Bir de “özel üniversiteler” var…

Düşündükçe başka başka şeyler çıkar bu meselelerden!..

Bu işlerde standardın olması lâzım, bu sürecin yükü öğrencilere “eşit” olarak paylaştırılmalı, farklı üniversitelerin farklı kararlarından dolayı “ilâve” mağduriyetler söz konusu olmamalı.

SAĞLIK PERSONELİNDEN MEKTUP

Geçen hafta yayınlayacaktım, araya bir dolu mesele girdi, bugüne kaldı.

‘Sağlık Personeli’nden gelen mektubu ilgililerin dikkatlerine arz edeyim:

Biz bir grup Sağlık personeliyiz.

Ülkemizin şu an içinde bulunduğu bu zorlu süreçte biz sağlık çalışanları olarak her

zamanki özveri ve gayretimizle işimize dört elle sarılıp çalışmaktayız.

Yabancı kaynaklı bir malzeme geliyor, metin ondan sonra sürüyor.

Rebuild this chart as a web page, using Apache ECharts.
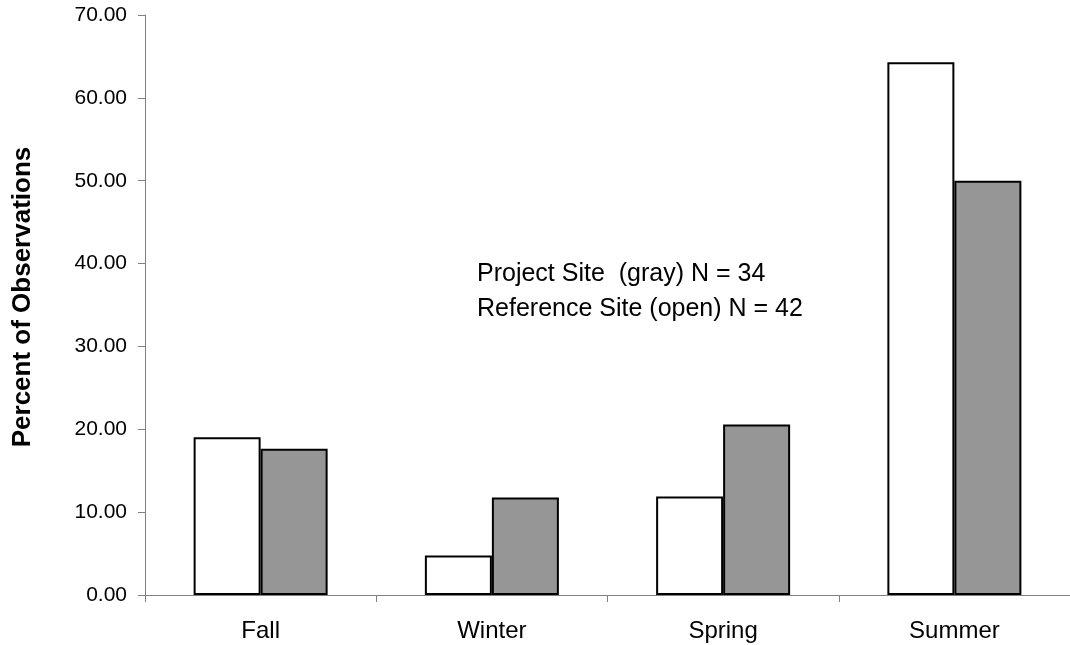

Bu sıkıntılı süreçte bizim moral motivasyonumuzun yüksek tutulması gerekmekte olduğunu düşünmekteyiz.19 Nisan 2020 yapılması planlanan Sağlık Bakanlığı Unvan Değişikliği Sınavı ileri bir tarihe ertelenmiş bulunmaktadır. Siz devlet büyüklerimizden ülkemizin bulunduğu bu salgın sürecinde sağlık personellerin azimlerinin kırılmaması için 1 defaya mahsus yazılı sınavın geçmişte bazı Bakanlıklar’da da (Milli Eğitim Bakanlığı) uygulandığı gibi kaldırılarak sınav için başvuruda bulunmuş personellerin talep ettikleri kadrolara geçmelerini talep etmekteyiz. Sağlık Bakanlığı personelleri olarak bize vereceğiniz müjdeli haberi beklemekte şükranlarımızı sunmaktayız. Saygılarımızla.”